Pablo Morenno
Eu aguardava na sala dos professores para a próxima palestra, entrou um garoto com uma mochila nas costas e um skate debaixo do braço. Estava em um colégio público, em Santa Cruz do Sul.
- Tio, li seu livro na escola e achei trimassa. Quando ouvi sua palestra hoje pela manhã, passei a gostar mais ainda. Só de que manhã eu tava sem um pila. Aí, fui pra casa e pedi um adiantamento de mesada, já comprei o livro deste mês quando o Fabrício Carpinejar esteve aqui anteontem.
Era Johannes, 16 anos. Estava indo para sua aula de guitarra. Johannes me falou que todos os meses compra um livro com parte da mesada. Contou a história de como tudo começou há dois anos, em uma semana literária do colégio. Quando foi pedir dinheiro para seu pai para comprar um livro, recebeu a notícia de o valor seria descontado da mesada do próximo mês. O boné da Nike deu lugar a um livro. Para sua surpresa, ao receber a mesada do mês seguinte, o pai, ao invés de descontar o valor, o restituiu. "Para que continues comprando livros", lhe disse.
Conto o caso de Johannes porque, graças a um trabalho do Rotary Club, sabe-se o grande número de analfabetos no Rio Grande do Sul, 401 mil. O mapeamento, por outro lado, mostrou que Passo Fundo, Capital Nacional da Literatura, é um dos municípios com maior número, 6.264. Trata-se, como se sabe, de analfabetismo no sentido estrito. Se tomássemos um entendimento mais amplo, aquele da ONU, capacidade de ler e entender, o número seria dez ou 20 vezes maior.
Participei no ano passado de dezenas de experiências de leituras dos mais variados tipos em todo o estado. São projetos envolvendo escolas, prefeituras, cidades inteiras. Conversei com crianças, jovens, adultos, pais, professores e idosos. Nesses encontros, pude ver como ser alfabetizado é apenas um pequeno passo. A leitura dos livros é sempre precedida pela leitura do mundo e a ela retorna, disse Paulo Freire. Saber ler e escrever vai muito além do letramento. Em comunidades em que a leitura é levada a sério, aumentou o envolvimento dos jovens com a comunidade, diminuíram os atos de vandalismo, cresceu o número de voluntários em projetos sociais e o aproveitamento escolar melhorou.
Estudiosos da leitura notam a perda de interesse pelo livro com a chegada da adolescência.
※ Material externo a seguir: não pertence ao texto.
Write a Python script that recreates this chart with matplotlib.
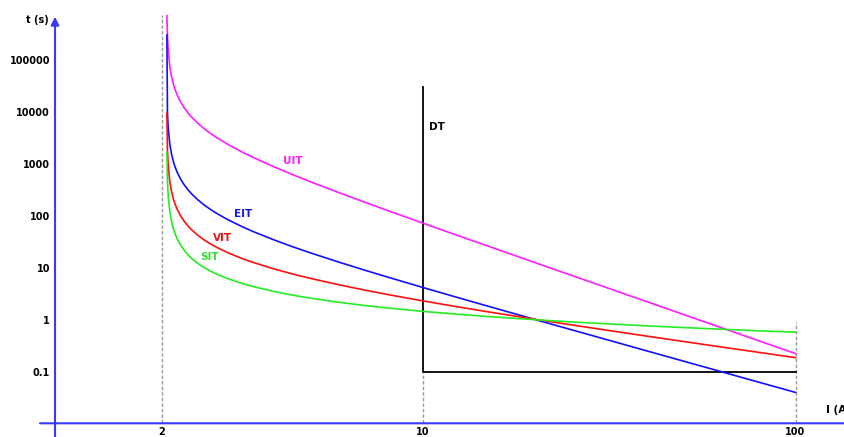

Argúem-se várias hipóteses. Johannes me fez perceber ou reafirmar a minha. Como vivemos em uma sociedade capitalista, é urgente tornar o livro um objeto de consumo. O livro precisa tornar-se algo como o celular, uma roupa de marca, um tênis importado, algo necessário e que dê status social. Os jovens adoram objetos desse tipo. E não é por culpa deles. Eles apenas introjetam valores desse mundo construído pelos adultos.
Acho que essa história de se vender o livro como um objeto cultural não está com nada. O livro precisa mesmo é entrar no mundo fashion, das baladas, das raves, do iPod.
Imaginarmos adolescentes com um skate debaixo de um braço e um livro debaixo do outro, pode não ser um sonho assim tão distante. Eu tive a felicidade de ver um dos primeiros. Família e escola podem ser bons parceiros de um novo projeto.